Kosovo began to behave like Serbia did at one time. Or like Serbia today, depends on what angle you look at. Instead of appreciating that a country, which has traditionally close relations with Serbia, has decided on behalf of its fellow Albanians and the future with Brussels and Washington, among the first to recognize Pristina’s independence, they are only looking for a reason to squabble.

They forget about the rule of law when they are supposed to deliver us the two first suspects for the five-time murder at Smilkovsko Lake, who remained in Kosovo despite our government’s pleas. Both from the previous and the present government. Whenever they get angry, they burn our state flag. When members of the crime group that clashed with police in Kumanovo’s Divo Naselje were sentenced to life in prison, Kosovo Prime Minister Ramush Haradinaj decided to pay 10,000 euros to each of their families. It is the same Haradinaj who proudly takes photos with Macedonian counterpart Zoran Zaev and hangs out with his family. And he is now resigning because he was summoned to The Hague to testify for alleged war crimes during the 1999 war in Kosovo. In fact, for the same things as Morina.

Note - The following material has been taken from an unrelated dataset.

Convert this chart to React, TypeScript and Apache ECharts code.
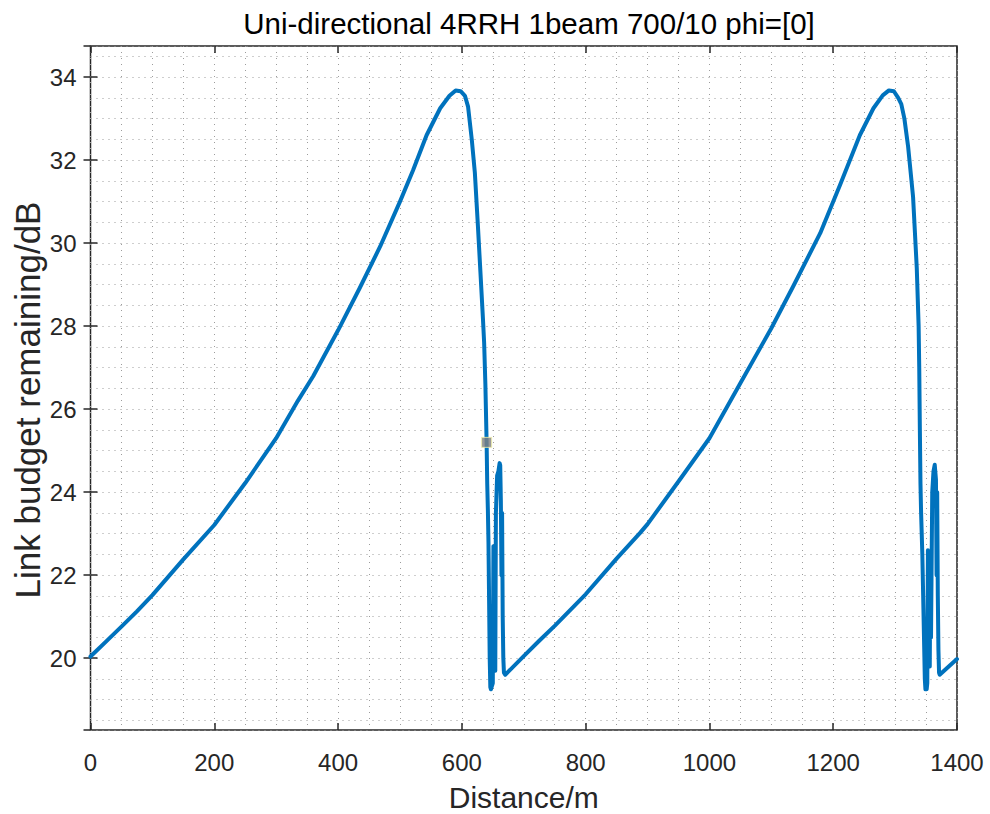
import React, { useEffect, useRef } from 'react';
import * as echarts from 'echarts';

const chartTitle = 'Uni-directional 4RRH 1beam 700/10 phi=[0]';
const xAxisName = 'Distance/m';
const yAxisName = 'Link budget remaining/dB';

// first period (0 .. 670 m)
const cycle1Distance = [0, 25, 50, 75, 100, 150, 200, 250, 300, 335, 360, 400, 435, 468, 500, 521, 543, 565, 580, 590, 598, 605, 610, 616, 621, 626, 630, 634, 636, 638, 640, 641, 642, 643, 644, 645, 646, 647, 648, 650, 651, 653, 654, 655, 657, 659, 661, 662, 663, 664, 665, 666, 667, 668, 670];
const cycle1Budget = [20.04, 20.4, 20.76, 21.13, 21.52, 22.38, 23.21, 24.22, 25.3, 26.2, 26.8, 27.9, 28.92, 29.92, 31.0, 31.75, 32.6, 33.25, 33.55, 33.68, 33.66, 33.55, 33.29, 32.5, 31.7, 30.4, 29.3, 28.2, 27.6, 26.6, 25.2, 24.2, 23.6, 22.8, 21.4, 20.0, 19.3, 19.25, 19.3, 19.4, 22.7, 21.0, 19.7, 23.5, 24.4, 24.5, 24.7, 24.65, 23.8, 22.0, 23.5, 21.0, 20.0, 19.65, 19.6];

// second period (700 .. 1400 m)
const cycle2Distance = [700, 725, 750, 800, 850, 888, 900, 952, 1000, 1049, 1100, 1135, 1179, 1211, 1243, 1265, 1280, 1290, 1298, 1305, 1310, 1315, 1321, 1329, 1335, 1338, 1339, 1340, 1341, 1342, 1344, 1346, 1348, 1349, 1351, 1352, 1353, 1355, 1356, 1357, 1358, 1360, 1362, 1364, 1366, 1367, 1368, 1369, 1370, 1371, 1372, 1400];
const cycle2Budget = [20.05, 20.42, 20.78, 21.54, 22.4, 23.02, 23.23, 24.3, 25.3, 26.6, 27.95, 28.95, 30.24, 31.4, 32.6, 33.25, 33.56, 33.68, 33.66, 33.5, 33.35, 33.0, 32.33, 31.12, 29.4, 28.0, 27.0, 25.5, 24.2, 23.5, 22.5, 21.0, 19.5, 19.25, 19.25, 19.4, 22.6, 21.0, 19.8, 22.5, 20.5, 24.0, 24.5, 24.66, 24.3, 22.0, 24.0, 21.5, 20.2, 19.65, 19.6, 19.98];

// data tip marker
const tipDistance = [640];
const tipBudget = [25.2];

const FONT = '"Liberation Sans", Arial, Helvetica, sans-serif';
const AXIS_COLOR = '#262626';
const GRID_DOTS = { color: '#9c9c9c', width: 1, type: [1, 5] as number[] };

export default function App() {
  const ref = useRef<HTMLDivElement>(null);

  useEffect(() => {
    if (!ref.current) return;
    const chart = echarts.init(ref.current, undefined, { renderer: 'svg' });

    const lineData: number[][] = [];
    cycle1Distance.forEach((d, i) => lineData.push([d, cycle1Budget[i]]));
    cycle2Distance.forEach((d, i) => lineData.push([d, cycle2Budget[i]]));
    const tipData = tipDistance.map((d, i) => [d, tipBudget[i]]);

    const commonX = {
      type: 'value' as const,
      min: 0,
      max: 1400,
      interval: 200,
    };
    const commonY = {
      type: 'value' as const,
      min: 18.27,
      max: 34.75,
      minInterval: 2,
      maxInterval: 2,
    };
    const tick = { show: true, inside: true, length: 7, lineStyle: { color: AXIS_COLOR, width: 1.5 } };

    chart.setOption({
      animation: false,
      backgroundColor: '#ffffff',
      title: {
        text: chartTitle,
        left: 524,
        top: 3,
        textAlign: 'center',
        textStyle: { fontFamily: FONT, fontSize: 29.5, fontWeight: 'normal', color: '#000000' },
      },
      graphic: [
        {
          type: 'text',
          x: 27,
          y: 400,
          rotation: Math.PI / 2,
          style: {
            text: yAxisName,
            fontFamily: FONT,
            fontSize: 35,
            fill: AXIS_COLOR,
            textAlign: 'center',
            textVerticalAlign: 'middle',
          },
        },
      ],
      grid: {
        left: 90.5,
        right: 33,
        top: 46,
        bottom: 84,
        containLabel: false,
        outerBoundsMode: 'none',
        show: true,
        borderColor: AXIS_COLOR,
        borderWidth: 1.5,
        backgroundColor: 'transparent',
      },
      xAxis: [
        {
          ...commonX,
          position: 'bottom',
          name: xAxisName,
          nameLocation: 'middle',
          nameGap: 52,
          nameTextStyle: { fontFamily: FONT, fontSize: 30, color: AXIS_COLOR },
          axisLine: { show: false },
          axisTick: tick,
          axisLabel: {
            margin: 20,
            fontFamily: FONT,
            fontSize: 24,
            color: AXIS_COLOR,
            formatter: (v: number) => String(v),
          },
          splitLine: { show: true, lineStyle: GRID_DOTS },
          minorTick: { show: false, splitNumber: 4 },
          minorSplitLine: { show: true, lineStyle: GRID_DOTS },
        },
        {
          ...commonX,
          position: 'top',
          axisLine: { show: false },
          axisTick: tick,
          axisLabel: { show: false },
          splitLine: { show: false },
        },
      ],
      yAxis: [
        {
          ...commonY,
          position: 'left',
          axisLine: { show: false },
          axisTick: tick,
          axisLabel: {
            margin: 14,
            fontFamily: FONT,
            fontSize: 24,
            color: AXIS_COLOR,
            showMinLabel: false,
            showMaxLabel: false,
          },
          splitLine: { show: true, lineStyle: GRID_DOTS },
          minorTick: { show: false, splitNumber: 4 },
          minorSplitLine: { show: true, lineStyle: GRID_DOTS },
        },
        {
          ...commonY,
          position: 'right',
          axisLine: { show: false },
          axisTick: tick,
          axisLabel: { show: false },
          splitLine: { show: false },
        },
      ],
      series: [
        {
          type: 'line',
          xAxisIndex: 0,
          yAxisIndex: 0,
          data: lineData,
          showSymbol: false,
          symbol: 'none',
          lineStyle: { color: '#0072BD', width: 4, join: 'round', cap: 'round' },
          z: 3,
        },
        {
          type: 'scatter',
          xAxisIndex: 0,
          yAxisIndex: 0,
          data: tipData,
          symbol: 'rect',
          symbolSize: 10,
          itemStyle: { color: '#808080', borderColor: '#f2f0a8', borderWidth: 1 },
          z: 4,
        },
      ],
    });

    return () => chart.dispose();
  }, []);

  return (
    <div
      ref={ref}
      style={{ position: 'fixed', left: 0, top: 0, width: 990, height: 814, background: '#ffffff' }}
    />
  );
}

The only difference is that he went there voluntarily. It is certainly not the same to answer before a court in The Hague or a court in Belgrade, especially if you are an Albanian. And understandable is the fear in Pristina that if Morina reaches Serbia, it is hard to imagine that she will return. And it is understandable that Kosovo as a state will defend its own citizen. But one should also have faith in the Macedonian legal system. At least when it comes to international rules, we will hardly fail here. We fail when it comes to the law and justice for Macedonian citizens in Macedonian courts.

The main problem is that Kosovo has been waging a war of nerves with Serbia for a long time. The tensions between the two countries, it seems, can neither be resolved by the European Union nor the United States. The country’s long isolation, though recognized by most states in Europe and the world, makes it nervous, so it makes illogical moves. Seeking to pressure Serbia, it has introduced sky high tarrifs on products with a SR sticker and is now banning people with Serbian passports from their territory. Even those from above can not stand in their way.

Serbia, which has long lost Kosovo, now has nothing to lose and is trying to shake off Kosovo’s irrationality. In their games, Macedonia is in the middle. There is nothing naïve in the statements from official Belgrade that there is only one way for our country to show that it is serious: deliver Morina to Serbia. It is clear to them that this is legally impossible, because they are seeking him primarily as a Serbian citizen, not as a Kosovo citizen. And it is clear to them that KLA members are being arrested all over Europe for arrest warrants from Belgrade, but are immediately released for legal and political reasons. But they will continue to put strain. Can it hurt them if they pressured Zaev further and label him some more as an albanophile, something that Belgrade politics and the media have been doing since his coming to power?

And DUI will certainly not miss the opportunity to win a point. In a situation of shaky ratings and after El ChekaS “bombs”, the fire of emotions is kindled and consciously a big bet is placed, because in the end the winnings will be great. Once Morina is released, in Mala Recica they will be able to boast in front of the Albanians for having done so thanks to their power and influence.

In the end, the consequences will, as usual, be on the back of our country.